Transcribe each line of the material as it is, and drop any picture.
------------------------------------------------------------
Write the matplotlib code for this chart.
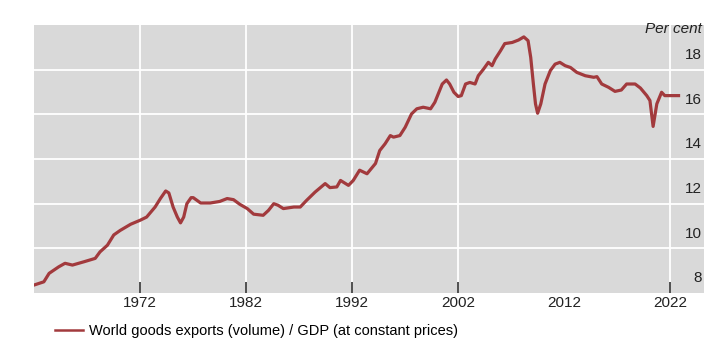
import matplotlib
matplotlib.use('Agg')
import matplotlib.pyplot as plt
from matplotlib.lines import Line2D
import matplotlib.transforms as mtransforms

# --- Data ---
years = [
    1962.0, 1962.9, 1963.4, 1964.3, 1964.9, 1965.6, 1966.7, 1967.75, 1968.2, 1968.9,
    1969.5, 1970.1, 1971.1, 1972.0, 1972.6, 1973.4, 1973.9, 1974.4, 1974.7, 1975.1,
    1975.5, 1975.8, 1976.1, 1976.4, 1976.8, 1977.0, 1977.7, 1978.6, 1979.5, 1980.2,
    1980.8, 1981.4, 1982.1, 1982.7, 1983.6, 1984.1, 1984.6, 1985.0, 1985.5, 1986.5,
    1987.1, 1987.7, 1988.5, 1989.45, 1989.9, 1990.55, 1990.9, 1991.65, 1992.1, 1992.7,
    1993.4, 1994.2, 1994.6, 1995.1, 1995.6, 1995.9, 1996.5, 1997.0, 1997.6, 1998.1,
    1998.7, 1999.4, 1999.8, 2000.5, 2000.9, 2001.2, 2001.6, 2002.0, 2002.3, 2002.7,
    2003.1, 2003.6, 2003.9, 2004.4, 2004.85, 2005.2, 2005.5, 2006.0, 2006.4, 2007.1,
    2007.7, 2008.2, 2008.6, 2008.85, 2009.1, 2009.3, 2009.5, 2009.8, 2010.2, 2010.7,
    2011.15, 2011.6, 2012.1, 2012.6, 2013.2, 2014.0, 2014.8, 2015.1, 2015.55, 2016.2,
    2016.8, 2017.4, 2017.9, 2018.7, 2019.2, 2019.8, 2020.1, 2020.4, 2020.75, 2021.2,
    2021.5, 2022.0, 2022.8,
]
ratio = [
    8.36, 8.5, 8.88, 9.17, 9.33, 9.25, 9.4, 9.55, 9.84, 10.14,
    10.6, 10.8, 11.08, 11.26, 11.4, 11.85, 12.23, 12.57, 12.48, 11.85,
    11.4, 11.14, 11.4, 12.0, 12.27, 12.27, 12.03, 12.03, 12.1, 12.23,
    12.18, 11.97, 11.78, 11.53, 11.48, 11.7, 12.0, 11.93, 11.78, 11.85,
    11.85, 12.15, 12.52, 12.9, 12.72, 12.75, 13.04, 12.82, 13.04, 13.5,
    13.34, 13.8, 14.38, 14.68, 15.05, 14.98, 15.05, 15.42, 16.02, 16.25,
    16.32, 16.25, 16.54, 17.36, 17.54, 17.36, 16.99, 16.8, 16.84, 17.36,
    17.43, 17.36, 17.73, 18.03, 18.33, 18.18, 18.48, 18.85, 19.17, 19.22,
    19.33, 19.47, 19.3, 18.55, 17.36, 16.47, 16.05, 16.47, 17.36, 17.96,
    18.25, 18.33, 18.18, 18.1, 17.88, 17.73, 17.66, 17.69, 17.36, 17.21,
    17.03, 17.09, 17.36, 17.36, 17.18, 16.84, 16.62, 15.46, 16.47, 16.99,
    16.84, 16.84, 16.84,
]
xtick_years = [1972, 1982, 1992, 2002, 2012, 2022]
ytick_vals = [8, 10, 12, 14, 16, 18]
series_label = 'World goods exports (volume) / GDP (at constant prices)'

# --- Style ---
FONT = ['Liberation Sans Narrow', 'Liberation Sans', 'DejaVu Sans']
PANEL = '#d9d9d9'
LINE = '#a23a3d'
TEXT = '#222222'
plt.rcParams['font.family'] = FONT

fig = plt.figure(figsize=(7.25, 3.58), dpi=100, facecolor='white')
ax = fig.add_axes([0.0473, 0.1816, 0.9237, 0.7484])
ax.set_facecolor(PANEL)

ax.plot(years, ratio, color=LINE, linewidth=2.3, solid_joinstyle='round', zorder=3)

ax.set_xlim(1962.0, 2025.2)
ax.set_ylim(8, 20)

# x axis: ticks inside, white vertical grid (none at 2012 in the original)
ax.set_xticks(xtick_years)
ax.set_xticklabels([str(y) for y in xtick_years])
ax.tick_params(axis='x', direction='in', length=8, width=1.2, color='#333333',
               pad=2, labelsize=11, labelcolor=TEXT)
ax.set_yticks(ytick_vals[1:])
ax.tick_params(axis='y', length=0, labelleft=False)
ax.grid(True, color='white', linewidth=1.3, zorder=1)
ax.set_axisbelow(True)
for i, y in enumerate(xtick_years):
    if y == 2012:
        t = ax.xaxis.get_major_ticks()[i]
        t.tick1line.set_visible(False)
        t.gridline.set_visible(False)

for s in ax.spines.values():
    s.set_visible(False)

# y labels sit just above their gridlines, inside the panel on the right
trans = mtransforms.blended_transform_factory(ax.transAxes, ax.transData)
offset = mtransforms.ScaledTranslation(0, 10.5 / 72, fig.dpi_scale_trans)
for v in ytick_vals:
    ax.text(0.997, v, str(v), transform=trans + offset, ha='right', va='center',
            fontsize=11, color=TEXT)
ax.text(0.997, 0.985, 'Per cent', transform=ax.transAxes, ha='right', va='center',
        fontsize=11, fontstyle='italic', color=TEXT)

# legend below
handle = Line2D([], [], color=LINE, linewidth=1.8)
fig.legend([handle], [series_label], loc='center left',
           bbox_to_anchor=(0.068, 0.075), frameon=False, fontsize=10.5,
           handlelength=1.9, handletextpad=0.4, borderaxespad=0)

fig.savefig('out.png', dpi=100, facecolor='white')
------------------------------------------------------------
(WRITTEN ANSWER):
Write the matplotlib code for this chart.
import matplotlib
matplotlib.use('Agg')
import matplotlib.pyplot as plt
from matplotlib.lines import Line2D
import matplotlib.transforms as mtransforms

# --- Data ---
years = [
    1962.0, 1962.9, 1963.4, 1964.3, 1964.9, 1965.6, 1966.7, 1967.75, 1968.2, 1968.9,
    1969.5, 1970.1, 1971.1, 1972.0, 1972.6, 1973.4, 1973.9, 1974.4, 1974.7, 1975.1,
    1975.5, 1975.8, 1976.1, 1976.4, 1976.8, 1977.0, 1977.7, 1978.6, 1979.5, 1980.2,
    1980.8, 1981.4, 1982.1, 1982.7, 1983.6, 1984.1, 1984.6, 1985.0, 1985.5, 1986.5,
    1987.1, 1987.7, 1988.5, 1989.45, 1989.9, 1990.55, 1990.9, 1991.65, 1992.1, 1992.7,
    1993.4, 1994.2, 1994.6, 1995.1, 1995.6, 1995.9, 1996.5, 1997.0, 1997.6, 1998.1,
    1998.7, 1999.4, 1999.8, 2000.5, 2000.9, 2001.2, 2001.6, 2002.0, 2002.3, 2002.7,
    2003.1, 2003.6, 2003.9, 2004.4, 2004.85, 2005.2, 2005.5, 2006.0, 2006.4, 2007.1,
    2007.7, 2008.2, 2008.6, 2008.85, 2009.1, 2009.3, 2009.5, 2009.8, 2010.2, 2010.7,
    2011.15, 2011.6, 2012.1, 2012.6, 2013.2, 2014.0, 2014.8, 2015.1, 2015.55, 2016.2,
    2016.8, 2017.4, 2017.9, 2018.7, 2019.2, 2019.8, 2020.1, 2020.4, 2020.75, 2021.2,
    2021.5, 2022.0, 2022.8,
]
ratio = [
    8.36, 8.5, 8.88, 9.17, 9.33, 9.25, 9.4, 9.55, 9.84, 10.14,
    10.6, 10.8, 11.08, 11.26, 11.4, 11.85, 12.23, 12.57, 12.48, 11.85,
    11.4, 11.14, 11.4, 12.0, 12.27, 12.27, 12.03, 12.03, 12.1, 12.23,
    12.18, 11.97, 11.78, 11.53, 11.48, 11.7, 12.0, 11.93, 11.78, 11.85,
    11.85, 12.15, 12.52, 12.9, 12.72, 12.75, 13.04, 12.82, 13.04, 13.5,
    13.34, 13.8, 14.38, 14.68, 15.05, 14.98, 15.05, 15.42, 16.02, 16.25,
    16.32, 16.25, 16.54, 17.36, 17.54, 17.36, 16.99, 16.8, 16.84, 17.36,
    17.43, 17.36, 17.73, 18.03, 18.33, 18.18, 18.48, 18.85, 19.17, 19.22,
    19.33, 19.47, 19.3, 18.55, 17.36, 16.47, 16.05, 16.47, 17.36, 17.96,
    18.25, 18.33, 18.18, 18.1, 17.88, 17.73, 17.66, 17.69, 17.36, 17.21,
    17.03, 17.09, 17.36, 17.36, 17.18, 16.84, 16.62, 15.46, 16.47, 16.99,
    16.84, 16.84, 16.84,
]
xtick_years = [1972, 1982, 1992, 2002, 2012, 2022]
ytick_vals = [8, 10, 12, 14, 16, 18]
series_label = 'World goods exports (volume) / GDP (at constant prices)'

# --- Style ---
FONT = ['Liberation Sans Narrow', 'Liberation Sans', 'DejaVu Sans']
PANEL = '#d9d9d9'
LINE = '#a23a3d'
TEXT = '#222222'
plt.rcParams['font.family'] = FONT

fig = plt.figure(figsize=(7.25, 3.58), dpi=100, facecolor='white')
ax = fig.add_axes([0.0473, 0.1816, 0.9237, 0.7484])
ax.set_facecolor(PANEL)

ax.plot(years, ratio, color=LINE, linewidth=2.3, solid_joinstyle='round', zorder=3)

ax.set_xlim(1962.0, 2025.2)
ax.set_ylim(8, 20)

# x axis: ticks inside, white vertical grid (none at 2012 in the original)
ax.set_xticks(xtick_years)
ax.set_xticklabels([str(y) for y in xtick_years])
ax.tick_params(axis='x', direction='in', length=8, width=1.2, color='#333333',
               pad=2, labelsize=11, labelcolor=TEXT)
ax.set_yticks(ytick_vals[1:])
ax.tick_params(axis='y', length=0, labelleft=False)
ax.grid(True, color='white', linewidth=1.3, zorder=1)
ax.set_axisbelow(True)
for i, y in enumerate(xtick_years):
    if y == 2012:
        t = ax.xaxis.get_major_ticks()[i]
        t.tick1line.set_visible(False)
        t.gridline.set_visible(False)

for s in ax.spines.values():
    s.set_visible(False)

# y labels sit just above their gridlines, inside the panel on the right
trans = mtransforms.blended_transform_factory(ax.transAxes, ax.transData)
offset = mtransforms.ScaledTranslation(0, 10.5 / 72, fig.dpi_scale_trans)
for v in ytick_vals:
    ax.text(0.997, v, str(v), transform=trans + offset, ha='right', va='center',
            fontsize=11, color=TEXT)
ax.text(0.997, 0.985, 'Per cent', transform=ax.transAxes, ha='right', va='center',
        fontsize=11, fontstyle='italic', color=TEXT)

# legend below
handle = Line2D([], [], color=LINE, linewidth=1.8)
fig.legend([handle], [series_label], loc='center left',
           bbox_to_anchor=(0.068, 0.075), frameon=False, fontsize=10.5,
           handlelength=1.9, handletextpad=0.4, borderaxespad=0)

fig.savefig('out.png', dpi=100, facecolor='white')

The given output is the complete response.